**Exercise brief**
Each line that holds the word "source" counts once; give the total for the records below and nothing else.

►

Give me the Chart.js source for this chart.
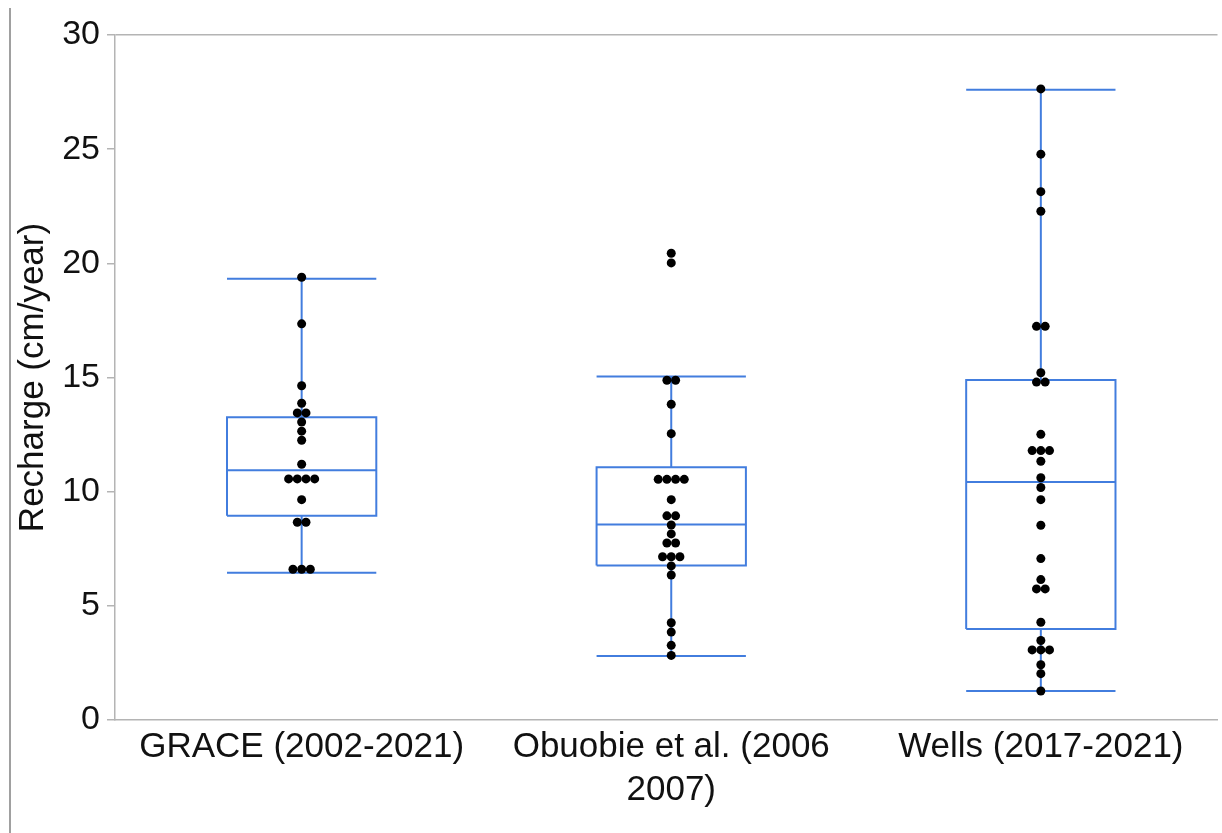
<!DOCTYPE html>
<html>
<head>
<meta charset="utf-8">
<script src="https://cdn.jsdelivr.net/npm/chart.js@4.4.1/dist/chart.umd.min.js"></script>
<style>
  html, body { margin: 0; padding: 0; background: #fff; }
  #wrap { position: relative; width: 1222px; height: 833px; }
  #edge { position: absolute; left: 9px; top: 8px; bottom: 0; width: 2px; background: #a0a0a0; }
</style>
</head>
<body>
<div id="wrap"><div id="edge"></div><canvas id="rechargeChart"></canvas></div>
<script>
// categories (multi-line labels as arrays)
const categories = [
    ['GRACE (2002-2021)'],
    ['Obuobie et al. (2006', '2007)'],
    ['Wells (2017-2021)']
];

// individual yearly recharge values, cm/year
const graceValues = [19.39, 17.35, 14.64, 13.87, 13.45, 13.45, 13.05, 12.65, 12.25, 11.2,
    10.56, 10.56, 10.56, 10.56, 9.65, 8.66, 8.66, 6.6, 6.6, 6.6];
const obuobieValues = [20.44, 20.02, 14.88, 14.88, 13.83, 12.54, 10.54, 10.54, 10.54, 10.54,
    9.65, 8.94, 8.94, 8.54, 8.15, 7.75, 7.75, 7.15, 7.15, 7.15, 6.75, 6.35, 4.26, 3.85, 3.27, 2.83];
const wellsValues = [27.64, 24.78, 23.14, 22.28, 17.24, 17.24, 15.21, 14.8, 14.8, 12.51,
    11.8, 11.8, 11.8, 11.33, 10.61, 10.18, 9.65, 8.53, 7.07, 6.15, 5.74, 5.74, 4.28, 3.48,
    3.07, 3.07, 3.07, 2.42, 2.03, 1.27];

// box statistics per category
const whiskerLow = [6.45, 2.8, 1.27];
const q1 = [8.95, 6.77, 3.99];
const medians = [10.94, 8.56, 10.42];
const q3 = [13.26, 11.07, 14.89];
const whiskerHigh = [19.33, 15.04, 27.6];

const yTicks = [0, 5, 10, 15, 20, 25, 30];

const BLUE = 'rgb(66, 125, 222)';
const AXIS_GREY = '#b4b4b4';
const BOX_HALF = 0.202;
const DOT_GAP = 0.0235;

Chart.defaults.font.family = "'Liberation Sans', Arial, Helvetica, sans-serif";
Chart.defaults.color = '#111';

// spread repeated values sideways, like a dot swarm
function swarm(values, idx) {
    const counts = {};
    values.forEach(v => { counts[v] = (counts[v] || 0) + 1; });
    const seen = {};
    return values.map(v => {
        const n = counts[v];
        const k = seen[v] = (seen[v] || 0) + 1;
        return { x: idx + (k - 1 - (n - 1) / 2) * DOT_GAP, y: v };
    });
}

function boxShape(i) {
    const l = i - BOX_HALF, r = i + BOX_HALF;
    const gap = { x: i, y: null };
    return [
        { x: l, y: q1[i] }, { x: r, y: q1[i] }, { x: r, y: q3[i] }, { x: l, y: q3[i] }, { x: l, y: q1[i] }, gap,
        { x: l, y: medians[i] }, { x: r, y: medians[i] }, gap,
        { x: i, y: q3[i] }, { x: i, y: whiskerHigh[i] }, gap,
        { x: l, y: whiskerHigh[i] }, { x: r, y: whiskerHigh[i] }, gap,
        { x: i, y: q1[i] }, { x: i, y: whiskerLow[i] }, gap,
        { x: l, y: whiskerLow[i] }, { x: r, y: whiskerLow[i] }
    ];
}

const dots = [graceValues, obuobieValues, wellsValues].flatMap((vals, i) => swarm(vals, i));

const boxDatasets = categories.map((c, i) => ({
    data: boxShape(i),
    showLine: true,
    spanGaps: false,
    borderColor: BLUE,
    borderWidth: 2,
    borderJoinStyle: 'miter',
    pointRadius: 0,
    order: 1
}));

new Chart(document.getElementById('rechargeChart'), {
    type: 'scatter',
    data: {
        datasets: [{
            data: dots,
            backgroundColor: '#000',
            borderColor: '#000',
            pointRadius: 4.5,
            borderWidth: 0,
            order: 0
        }, ...boxDatasets]
    },
    options: {
        responsive: true,
        maintainAspectRatio: false,
        animation: false,
        layout: { padding: { top: 35, right: 0, bottom: 0, left: 0 } },
        plugins: { legend: { display: false }, tooltip: { enabled: false } },
        scales: {
            x: {
                type: 'linear',
                min: -0.505,
                max: 2.478,
                afterBuildTicks: scale => { scale.ticks = categories.map((c, i) => ({ value: i })); },
                afterFit: scale => { scale.height = 113; },
                ticks: {
                    autoSkip: false,
                    maxRotation: 0,
                    padding: 5,
                    color: '#111',
                    font: { size: 35, lineHeight: 1.25 },
                    callback: (val, idx) => categories[idx]
                },
                grid: { display: false, drawTicks: false },
                border: { display: true, color: AXIS_GREY, width: 1.5 }
            },
            y: {
                min: 0,
                max: 30,
                afterBuildTicks: scale => { scale.ticks = yTicks.map(v => ({ value: v })); },
                afterFit: scale => { scale.width = 115; },
                ticks: { padding: 7, color: '#111', font: { size: 34 } },
                grid: {
                    color: ctx => (ctx.tick && ctx.tick.value === 30 ? AXIS_GREY : 'rgba(0,0,0,0)'),
                    tickColor: AXIS_GREY,
                    tickLength: 8,
                    lineWidth: 1.5
                },
                border: { display: true, color: AXIS_GREY, width: 1.5 },
                title: {
                    display: true,
                    text: 'Recharge (cm/year)',
                    color: '#111',
                    font: { size: 35 },
                    padding: { top: 12, bottom: 0 }
                }
            }
        }
    }
});
</script>
</body>
</html>
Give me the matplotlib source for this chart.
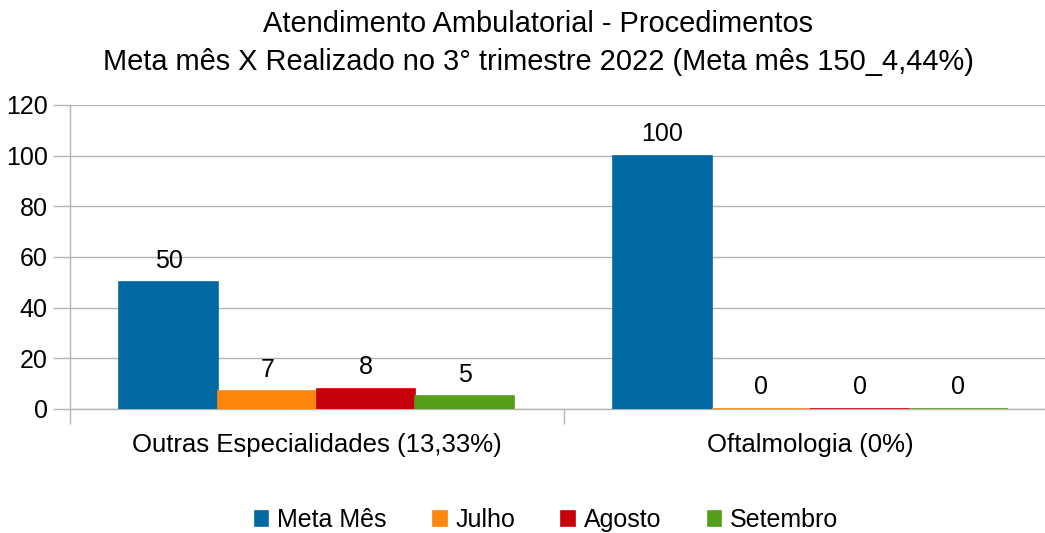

◄

**Solution to this exercise**
2